■ Problem: Exclude the pictures, then copy word for word the lines running from the beginning of the records through the line with "ax = fig.add_axes([0, 0, 1, 1])".

■ Raw records:

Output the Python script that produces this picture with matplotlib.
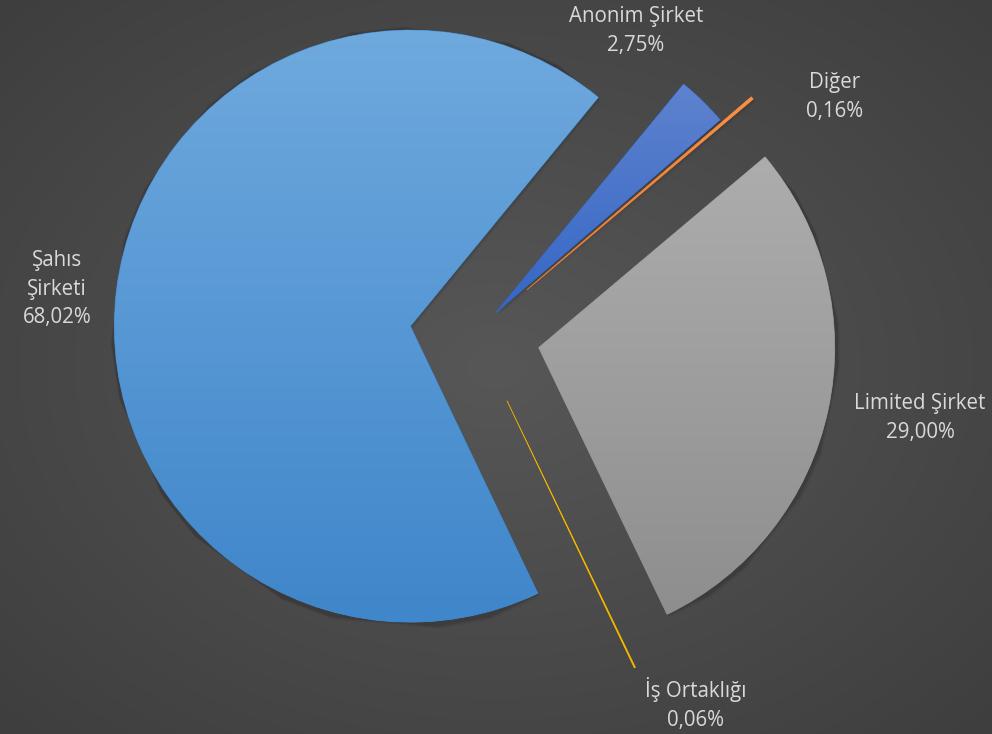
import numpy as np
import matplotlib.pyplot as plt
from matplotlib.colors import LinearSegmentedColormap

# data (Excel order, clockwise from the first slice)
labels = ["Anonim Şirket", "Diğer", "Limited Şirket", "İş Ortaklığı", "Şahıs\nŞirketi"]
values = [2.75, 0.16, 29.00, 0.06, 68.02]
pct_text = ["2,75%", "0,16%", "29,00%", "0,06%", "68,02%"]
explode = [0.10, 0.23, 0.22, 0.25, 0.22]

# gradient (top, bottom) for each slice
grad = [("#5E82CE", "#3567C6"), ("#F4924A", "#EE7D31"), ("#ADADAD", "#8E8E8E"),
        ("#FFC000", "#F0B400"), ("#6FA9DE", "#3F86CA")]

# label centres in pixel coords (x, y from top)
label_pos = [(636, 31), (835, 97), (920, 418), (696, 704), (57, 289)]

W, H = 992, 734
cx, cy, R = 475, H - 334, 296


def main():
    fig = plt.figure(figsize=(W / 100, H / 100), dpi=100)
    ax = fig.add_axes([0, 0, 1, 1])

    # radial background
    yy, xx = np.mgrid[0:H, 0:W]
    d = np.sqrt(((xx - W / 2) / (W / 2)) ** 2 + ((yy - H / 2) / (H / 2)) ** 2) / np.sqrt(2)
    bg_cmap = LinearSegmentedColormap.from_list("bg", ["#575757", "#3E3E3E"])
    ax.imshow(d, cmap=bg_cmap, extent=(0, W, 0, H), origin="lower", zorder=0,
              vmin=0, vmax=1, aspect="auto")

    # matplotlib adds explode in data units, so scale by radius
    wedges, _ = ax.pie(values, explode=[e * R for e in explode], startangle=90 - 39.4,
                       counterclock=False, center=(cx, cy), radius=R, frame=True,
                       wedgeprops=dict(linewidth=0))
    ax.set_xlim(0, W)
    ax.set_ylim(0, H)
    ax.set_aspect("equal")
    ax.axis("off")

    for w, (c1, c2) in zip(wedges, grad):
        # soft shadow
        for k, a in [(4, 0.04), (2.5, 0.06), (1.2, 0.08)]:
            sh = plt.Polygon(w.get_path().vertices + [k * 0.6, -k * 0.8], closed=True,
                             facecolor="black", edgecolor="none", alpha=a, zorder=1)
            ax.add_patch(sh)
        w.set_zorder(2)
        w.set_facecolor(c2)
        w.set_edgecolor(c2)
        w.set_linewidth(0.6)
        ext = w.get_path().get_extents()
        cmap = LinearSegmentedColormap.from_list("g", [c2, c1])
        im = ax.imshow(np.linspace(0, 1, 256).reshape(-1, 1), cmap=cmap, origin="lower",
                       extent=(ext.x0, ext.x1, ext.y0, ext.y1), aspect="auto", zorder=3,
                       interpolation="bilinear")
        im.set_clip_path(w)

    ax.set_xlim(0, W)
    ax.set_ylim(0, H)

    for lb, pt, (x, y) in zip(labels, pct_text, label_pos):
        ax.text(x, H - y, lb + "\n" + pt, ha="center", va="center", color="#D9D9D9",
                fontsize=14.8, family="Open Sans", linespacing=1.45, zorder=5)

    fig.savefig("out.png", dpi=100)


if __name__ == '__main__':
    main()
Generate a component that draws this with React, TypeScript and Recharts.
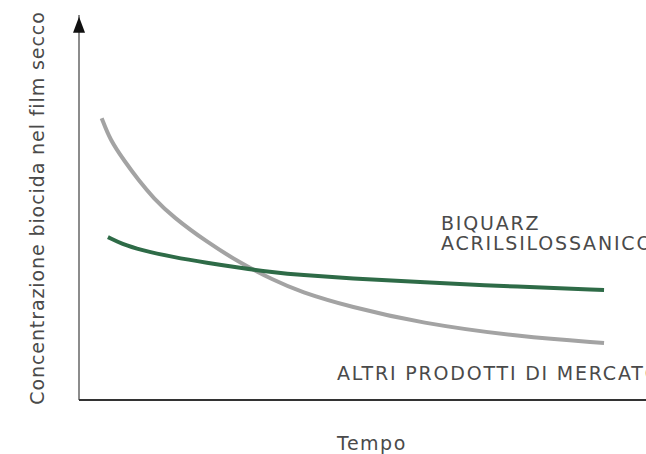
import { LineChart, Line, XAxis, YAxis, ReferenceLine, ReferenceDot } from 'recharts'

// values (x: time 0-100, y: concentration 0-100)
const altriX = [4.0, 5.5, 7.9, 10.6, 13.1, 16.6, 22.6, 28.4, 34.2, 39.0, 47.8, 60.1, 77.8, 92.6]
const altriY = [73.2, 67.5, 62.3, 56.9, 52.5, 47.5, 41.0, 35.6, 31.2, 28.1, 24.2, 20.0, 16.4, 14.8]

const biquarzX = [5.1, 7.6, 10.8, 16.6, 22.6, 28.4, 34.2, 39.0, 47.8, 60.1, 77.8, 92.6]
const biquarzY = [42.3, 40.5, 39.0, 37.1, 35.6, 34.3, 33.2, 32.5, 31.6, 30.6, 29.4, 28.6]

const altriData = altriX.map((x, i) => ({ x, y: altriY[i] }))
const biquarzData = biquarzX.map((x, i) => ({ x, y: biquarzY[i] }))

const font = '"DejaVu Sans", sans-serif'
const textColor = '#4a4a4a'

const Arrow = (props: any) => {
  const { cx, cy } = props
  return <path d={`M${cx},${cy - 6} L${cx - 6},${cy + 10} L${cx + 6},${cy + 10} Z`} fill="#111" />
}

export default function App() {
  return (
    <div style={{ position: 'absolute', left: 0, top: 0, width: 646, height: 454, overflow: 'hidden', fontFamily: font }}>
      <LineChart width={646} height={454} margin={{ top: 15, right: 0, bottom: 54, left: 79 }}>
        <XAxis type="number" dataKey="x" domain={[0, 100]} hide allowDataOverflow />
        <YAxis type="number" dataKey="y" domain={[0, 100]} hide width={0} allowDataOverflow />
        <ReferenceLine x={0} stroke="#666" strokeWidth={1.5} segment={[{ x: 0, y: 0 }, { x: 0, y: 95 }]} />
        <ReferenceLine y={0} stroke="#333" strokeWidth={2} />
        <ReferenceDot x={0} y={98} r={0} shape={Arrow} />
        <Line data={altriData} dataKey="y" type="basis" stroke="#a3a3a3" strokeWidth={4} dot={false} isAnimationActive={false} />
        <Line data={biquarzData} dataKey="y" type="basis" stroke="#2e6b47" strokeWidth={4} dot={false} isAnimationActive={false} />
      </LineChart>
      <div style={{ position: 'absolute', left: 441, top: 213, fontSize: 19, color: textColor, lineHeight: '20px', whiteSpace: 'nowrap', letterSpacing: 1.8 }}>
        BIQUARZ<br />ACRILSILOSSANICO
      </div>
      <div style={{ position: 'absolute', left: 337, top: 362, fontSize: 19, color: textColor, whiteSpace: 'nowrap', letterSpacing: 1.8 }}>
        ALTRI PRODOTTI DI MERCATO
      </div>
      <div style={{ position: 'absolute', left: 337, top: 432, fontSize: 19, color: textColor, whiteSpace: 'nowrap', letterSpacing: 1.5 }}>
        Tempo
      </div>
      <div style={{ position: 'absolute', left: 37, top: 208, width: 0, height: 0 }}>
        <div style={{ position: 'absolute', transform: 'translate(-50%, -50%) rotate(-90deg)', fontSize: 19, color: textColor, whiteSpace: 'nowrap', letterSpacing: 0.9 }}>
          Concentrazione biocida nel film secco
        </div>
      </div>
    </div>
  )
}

■ Task answer:
Output the Python script that produces this picture with matplotlib.
import numpy as np
import matplotlib.pyplot as plt
from matplotlib.colors import LinearSegmentedColormap

# data (Excel order, clockwise from the first slice)
labels = ["Anonim Şirket", "Diğer", "Limited Şirket", "İş Ortaklığı", "Şahıs\nŞirketi"]
values = [2.75, 0.16, 29.00, 0.06, 68.02]
pct_text = ["2,75%", "0,16%", "29,00%", "0,06%", "68,02%"]
explode = [0.10, 0.23, 0.22, 0.25, 0.22]

# gradient (top, bottom) for each slice
grad = [("#5E82CE", "#3567C6"), ("#F4924A", "#EE7D31"), ("#ADADAD", "#8E8E8E"),
        ("#FFC000", "#F0B400"), ("#6FA9DE", "#3F86CA")]

# label centres in pixel coords (x, y from top)
label_pos = [(636, 31), (835, 97), (920, 418), (696, 704), (57, 289)]

W, H = 992, 734
cx, cy, R = 475, H - 334, 296


def main():
    fig = plt.figure(figsize=(W / 100, H / 100), dpi=100)
    ax = fig.add_axes([0, 0, 1, 1])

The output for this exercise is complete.